- Sep 12, 2025
Let Them Climb the Trees
- Oxana Ostrovsky, Co-founder of Luminary Learning Village
As a facilitator, I hear this question all the time when we take homeschoolers out into the world: “What if someone gets hurt?” It comes up whenever kids start running, climbing, tinkering with tools, riding something a little too fast, or testing their strength. Adults hiss warnings: Don’t run. Don’t climb. Don’t touch that. And underneath it all is the fear: someone might get hurt.
And yes—someone will. That’s part of life. But here’s what I’ve noticed: in the last year, I only saw two kids with broken bones. Two. Compare that with the hundreds of children I see every week who are denied the chance to test their limits, assess their own risks, and discover their true capacity. Broken bones aren’t the real epidemic. Anxiety is. When kids are prevented from taking risks, they don’t learn how to evaluate danger for themselves. They grow up unprepared, without the inner compass that says: I can do this, or That’s too much for me right now.
At some point our learning center was located near a public park with a creek and beautiful redwood trees. The kids loved exploring it, and of course part of exploration was climbing those trees. After a month or two, the people who maintained the park cut down the lower branches so the kids couldn’t climb anymore. And here comes the word so popular in America: liability. The threat of being sued had stripped away the sense of trust and adventure from a public space. Now, children were allowed only on the playgrounds carefully designed with cushiony floors and rounded edges, spaces so controlled that risk—and therefore real discovery—had been engineered out of them.
This is what we face again and again: the fear of injury replacing the opportunity for growth. There’s a simple framework I use when watching children explore: how severe could the consequence be, and how likely is it to happen? If the consequence is severe and very likely, that’s when I step in and set a boundary. But notice what’s not part of this assessment: my personal anxiety, my imagination of what might happen, my nervous system’s craving for control. And that’s the harder part of parenting and facilitating—learning to sit with our own discomfort as kids encounter the world.
We live in what some call an “anxious generation.” Devices have become the safe, predictable alternative. When a child is on a tablet, you know exactly where they are, what they’re doing, and that they’re not climbing a tree or balancing on a ledge. Predictability calms our nervous system, even as it deprives children of the unpredictable, chaotic, real experiences that grow resilience. The same craving for predictability shows up in school promises: follow the path, do the assignments, get into college, get a job. Parents cling to this script because the world outside feels chaotic enough. Predictability feels like safety. But life has never been predictable. And no amount of control will keep our children from getting hurt.

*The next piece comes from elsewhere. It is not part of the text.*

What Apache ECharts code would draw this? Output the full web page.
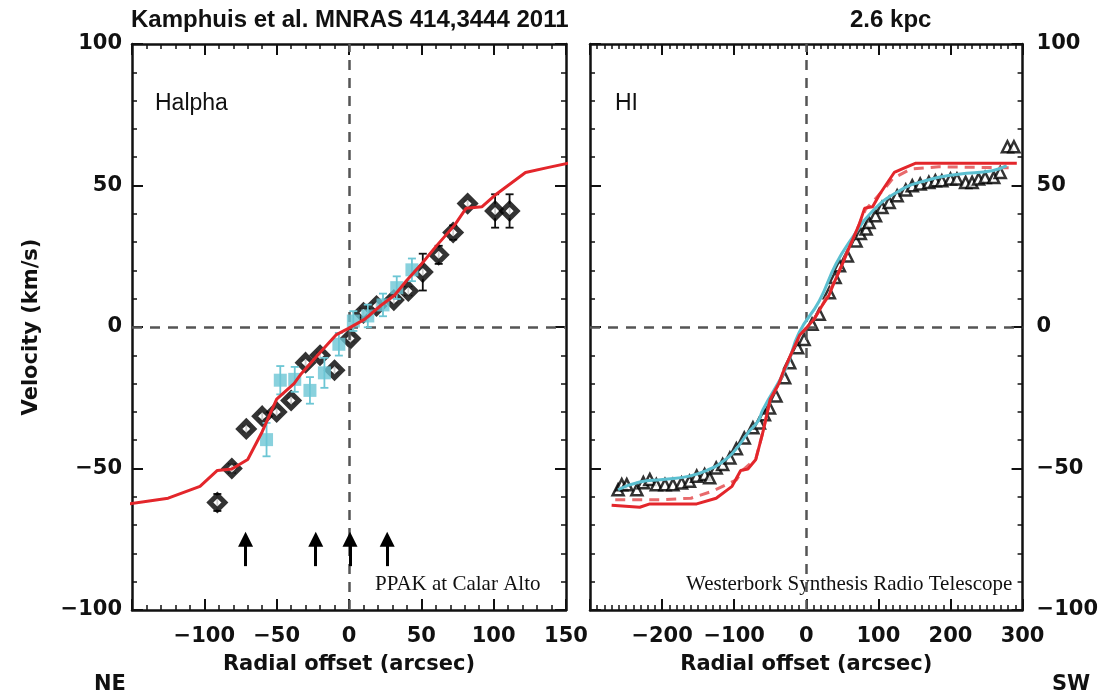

When I gave birth to my second son, I remember the exact moment the cord was cut. My thought was: That’s it. He is a separate human, with his own path. He will get hurt. And my work now is learning to deal with my emotions about it, to let go of control, and to trust. That moment set me on a deeper journey with meditation. I had learned Transcendental Meditation early in life, but what helped me as a parent was Taoist meditation—what I call being peaceful in motion. Unlike practices that require a quiet room and separate time, Taoist meditation invited me to stay aware of my body and mind as life was happening. To find calmness in the movement, even as children ran, cried, tested limits, and yes—sometimes got hurt.
For me, this has become the key to parenting, facilitating, and really all of life. Children don’t just need safe spaces. They need courageous adults who can regulate themselves enough to let kids take risks, explore, and live in the unpredictable world. Instead of asking “What if someone gets hurt?” perhaps we should be asking: what if no one ever learns how to fall, what if no one discovers their true strength, what if the cost of protecting children from pain is raising a generation unprepared for life? Because the truth is: someone will get hurt. And that’s not the end of the story—it’s where the learning begins.